Aging, Value, and What the Data Suggest
Sauvignon Blanc is designed to be drunk young. Its primary aromas — the grassy, floral top notes — are the first things to fade, and extended aging tends to develop vegetal, pea-like characteristics that most drinkers find unappealing. Drink it within a few years of the vintage, and you'll catch it at its best. A handful of exceptions exist: oak-aged white Bordeaux from Pessac-Léognan and certain Pouilly-Fumé and Sancerre can develop gracefully, but these are the outliers.
Chenin Blanc, particularly from the Loire and good South African producers, can age far longer than its modest reputation suggests. The best Vouvray moelleux or Savennières can evolve for decades, with acidity acting as a natural preservative. If you're interested in cellaring a white wine that won't cost a fortune, dry Loire Chenin is one of the more underrated options.
In our historical dataset, the median price for Chenin Blanc sits around $16 and Sauvignon Blanc around $17 — both firmly in value territory, though individual bottles range from everyday to premium depending on appellation. Sancerre and Savennières command a premium over generic regional bottlings; that gap reflects demand and small production, not necessarily a proportional leap in quality.
When to choose which
Reach for Chenin Blanc when…
Reach for Sauvignon Blanc when you want something immediately vibrant and predictable — a pre-dinner pour, a weeknight seafood dish, a plate of goat's cheese, or a meal with a lot of green vegetables. It's the grape you open without overthinking it and it delivers every time.

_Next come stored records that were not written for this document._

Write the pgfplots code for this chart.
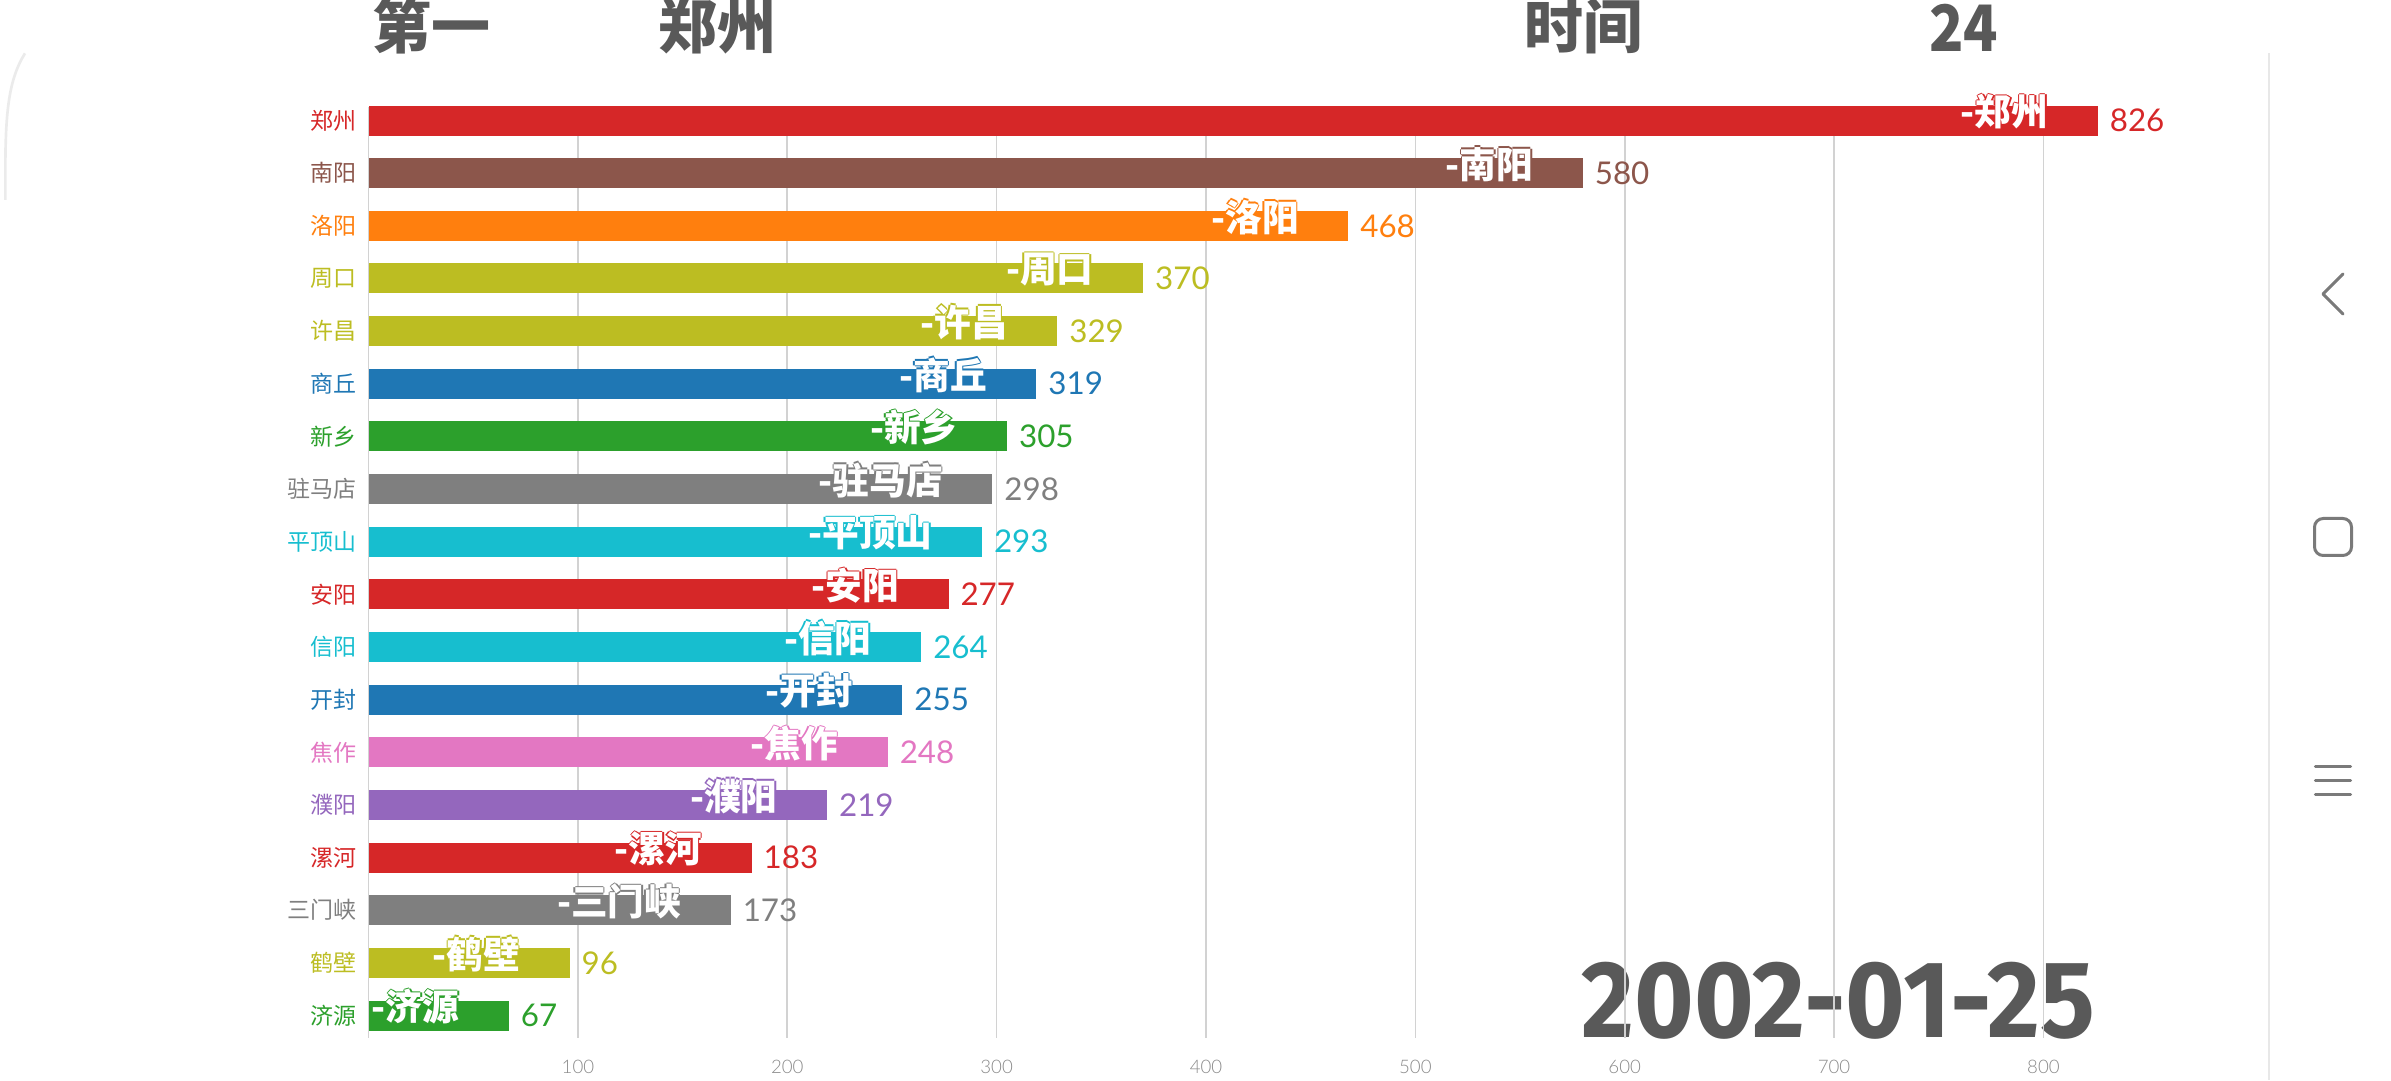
\documentclass[border=0pt]{standalone}
\usepackage{pgfplots}
\pgfplotsset{compat=1.18}
\usepackage{fontspec}
\setmainfont{Noto Sans CJK SC}
\newfontfamily\datefont{Fira Sans}
\newfontfamily\numfont{Lato}
\newfontfamily\tickfont{Lato Light}
\definecolor{cRed}{HTML}{D62728}
\definecolor{cBrown}{HTML}{8C564B}
\definecolor{cOrange}{HTML}{FF7F0E}
\definecolor{cOlive}{HTML}{BCBD22}
\definecolor{cBlue}{HTML}{1F77B4}
\definecolor{cGreen}{HTML}{2CA02C}
\definecolor{cGray}{HTML}{7F7F7F}
\definecolor{cCyan}{HTML}{17BECF}
\definecolor{cPink}{HTML}{E377C2}
\definecolor{cPurple}{HTML}{9467BD}
\definecolor{titlegray}{HTML}{595959}
\definecolor{gridgray}{HTML}{D2D2D2}
\definecolor{tickgray}{HTML}{8A8A8A}
\definecolor{navgray}{HTML}{7A7A7A}
\newcommand\outl[2]{\leavevmode\rlap{\kern-.45pt\textcolor{#1}{#2}}\rlap{\kern.45pt\textcolor{#1}{#2}}\rlap{\raisebox{.45pt}{\textcolor{#1}{#2}}}\rlap{\raisebox{-.45pt}{\textcolor{#1}{#2}}}\textcolor{white}{#2}}
\newcommand\citybar[4]{%
  \addplot[xbar, bar shift=0pt, bar width=9pt, fill=#4, draw=none,
    nodes near coords, point meta=x,
    nodes near coords style={anchor=west, inner sep=0pt, xshift=3.4pt, text=#4, font=\numfont\fontsize{9.4}{11}\selectfont}]
    coordinates {(#2,#1)};
  \node[anchor=east, inner sep=0pt, xshift=-14.7pt, yshift=2.6pt, font=\fontsize{11}{13}\selectfont\bfseries]
    at (axis cs:#2,#1) {\outl{#4}{-#3}};
}
\begin{document}
\begin{tikzpicture}[x=1pt,y=1pt]
\path[use as bounding box] (0,0) rectangle (717.3,324);
% phone frame decorations
\draw[color=black!9, line width=0.6pt] (680.7,0) -- (680.7,308.1);
\draw[color=black!8, line width=0.8pt] (7.5,308) .. controls (2.5,300) and (1.6,290) .. (1.6,272) -- (1.6,264);
\draw[navgray, line width=0.9pt, line cap=round, line join=round] (702.9,241.8) -- (696.9,235.8) -- (702.9,229.8);
\draw[navgray, line width=0.9pt, rounded corners=2.6pt] (694.35,157.35) rectangle (705.45,168.45);
\draw[navgray, line width=0.9pt, line cap=round] (694.6,93.9) -- (705.2,93.9) (694.6,89.7) -- (705.2,89.7) (694.6,85.5) -- (705.2,85.5);
% titles
\node[text=titlegray, font=\fontsize{17.7}{20}\selectfont\bfseries, inner sep=0pt] at (129.3,316.2) {第一};
\node[text=titlegray, font=\fontsize{17.7}{20}\selectfont\bfseries, inner sep=0pt] at (215.1,316.2) {郑州};
\node[text=titlegray, font=\fontsize{17.7}{20}\selectfont\bfseries, inner sep=0pt] at (474.9,316.2) {时间};
\node[text=titlegray, inner sep=0pt] at (589.05,315.6) {\resizebox{20.7pt}{14.2pt}{\bfseries 24}};
% date (drawn before the axis so that grid lines cross it)
\node[anchor=south west, inner sep=0pt, text=titlegray] at (474.3,12.0) {\resizebox{153.9pt}{22.6pt}{\datefont\bfseries 2002-01-25}};
\begin{axis}[
  at={(110.58pt,12.6pt)}, anchor=south west,
  width=565.26pt, height=279.3pt, scale only axis,
  xmin=0, xmax=900, ymin=-0.2564, ymax=17.427, y dir=reverse,
  axis line style={draw=none},
  major tick length=0pt,
  xmajorgrids, grid style={line width=0.5pt, color=gridgray},
  xtick={0,100,200,300,400,500,600,700,800},
  xticklabels={,100,200,300,400,500,600,700,800},
  xticklabel style={anchor=center, inner sep=0pt, yshift=-8.7pt, font=\tickfont\fontsize{5.6}{7}\selectfont, text=tickgray},
  ytick={0,1,2,3,4,5,6,7,8,9,10,11,12,13,14,15,16,17},
  yticklabels={\textcolor{cRed}{郑州},\textcolor{cBrown}{南阳},\textcolor{cOrange}{洛阳},\textcolor{cOlive}{周口},\textcolor{cOlive}{许昌},\textcolor{cBlue}{商丘},\textcolor{cGreen}{新乡},\textcolor{cGray}{驻马店},\textcolor{cCyan}{平顶山},\textcolor{cRed}{安阳},\textcolor{cCyan}{信阳},\textcolor{cBlue}{开封},\textcolor{cPink}{焦作},\textcolor{cPurple}{濮阳},\textcolor{cRed}{漯河},\textcolor{cGray}{三门峡},\textcolor{cOlive}{鹤壁},\textcolor{cGreen}{济源}},
  yticklabel style={anchor=east, inner sep=0pt, xshift=-3.5pt, font=\fontsize{6.9}{8}\selectfont},
  /pgf/number format/assume math mode=true,
  clip=false,
]
\citybar{0}{826}{郑州}{cRed}
\citybar{1}{580}{南阳}{cBrown}
\citybar{2}{468}{洛阳}{cOrange}
\citybar{3}{370}{周口}{cOlive}
\citybar{4}{329}{许昌}{cOlive}
\citybar{5}{319}{商丘}{cBlue}
\citybar{6}{305}{新乡}{cGreen}
\citybar{7}{298}{驻马店}{cGray}
\citybar{8}{293}{平顶山}{cCyan}
\citybar{9}{277}{安阳}{cRed}
\citybar{10}{264}{信阳}{cCyan}
\citybar{11}{255}{开封}{cBlue}
\citybar{12}{248}{焦作}{cPink}
\citybar{13}{219}{濮阳}{cPurple}
\citybar{14}{183}{漯河}{cRed}
\citybar{15}{173}{三门峡}{cGray}
\citybar{16}{96}{鹤壁}{cOlive}
\citybar{17}{67}{济源}{cGreen}
\end{axis}
\end{tikzpicture}
\end{document}
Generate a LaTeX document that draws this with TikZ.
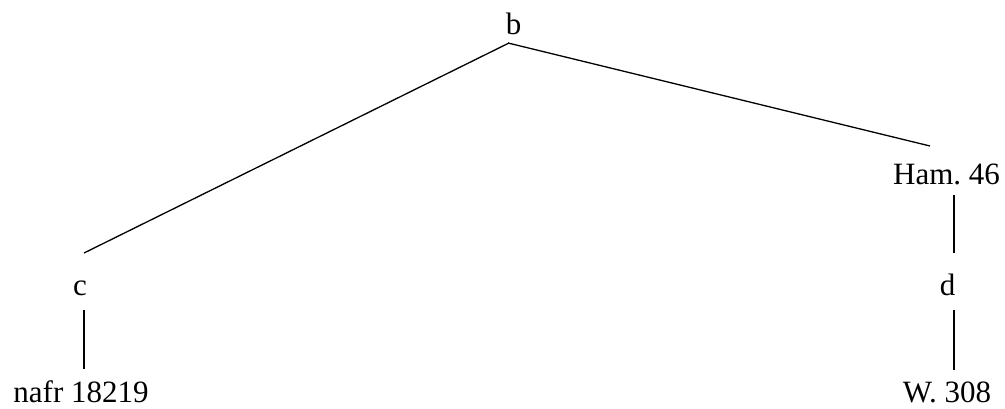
\documentclass[tikz,border=0pt]{standalone}
\usepackage{fontspec}
\setmainfont{Liberation Serif}
\frenchspacing
\begin{document}
\begin{tikzpicture}[x=1pt,y=1pt,
  lbl/.style={anchor=base,inner sep=0pt,font=\fontsize{31}{37}\selectfont},
  edge/.style={line width=1.3pt}]
\useasboundingbox (0,0) rectangle (1005,408);
\node[lbl] (b) at (513.5,373) {b};
\node[lbl] (ham) at (946.5,224) {Ham. 46};
\node[lbl] (c) at (80,113) {c};
\node[lbl] (d) at (947.5,113) {d};
\node[lbl] (nafr) at (81,6) {nafr 18219};
\node[lbl] (w) at (947,6) {W. 308};
\draw[edge] ([shift={(-4.5,-8)}]b.base) -- ([shift={(4,42)}]c.base);
\draw[edge] ([shift={(-5.5,-8)}]b.base) -- ([shift={(-16.5,38)}]ham.base);
\draw[edge] ([shift={(7.5,-11)}]ham.base) -- ([shift={(6.5,42)}]d.base);
\draw[edge] ([shift={(6.5,-15)}]d.base) -- ([shift={(7,32)}]w.base);
\draw[edge] ([shift={(4,-15)}]c.base) -- ([shift={(3,33)}]nafr.base);
\end{tikzpicture}
\end{document}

Reach for Sauvignon Blanc when…
Choose Chenin Blanc when you want more from a single grape: a dry version for roast chicken tonight, an off-dry pour for the spicy noodles on Friday, or a sweet late-harvest bottle for dessert on a special occasion. It also rewards patience — if you want a white worth cellaring, dry Loire or South African Chenin is one of the smartest buys in that price tier.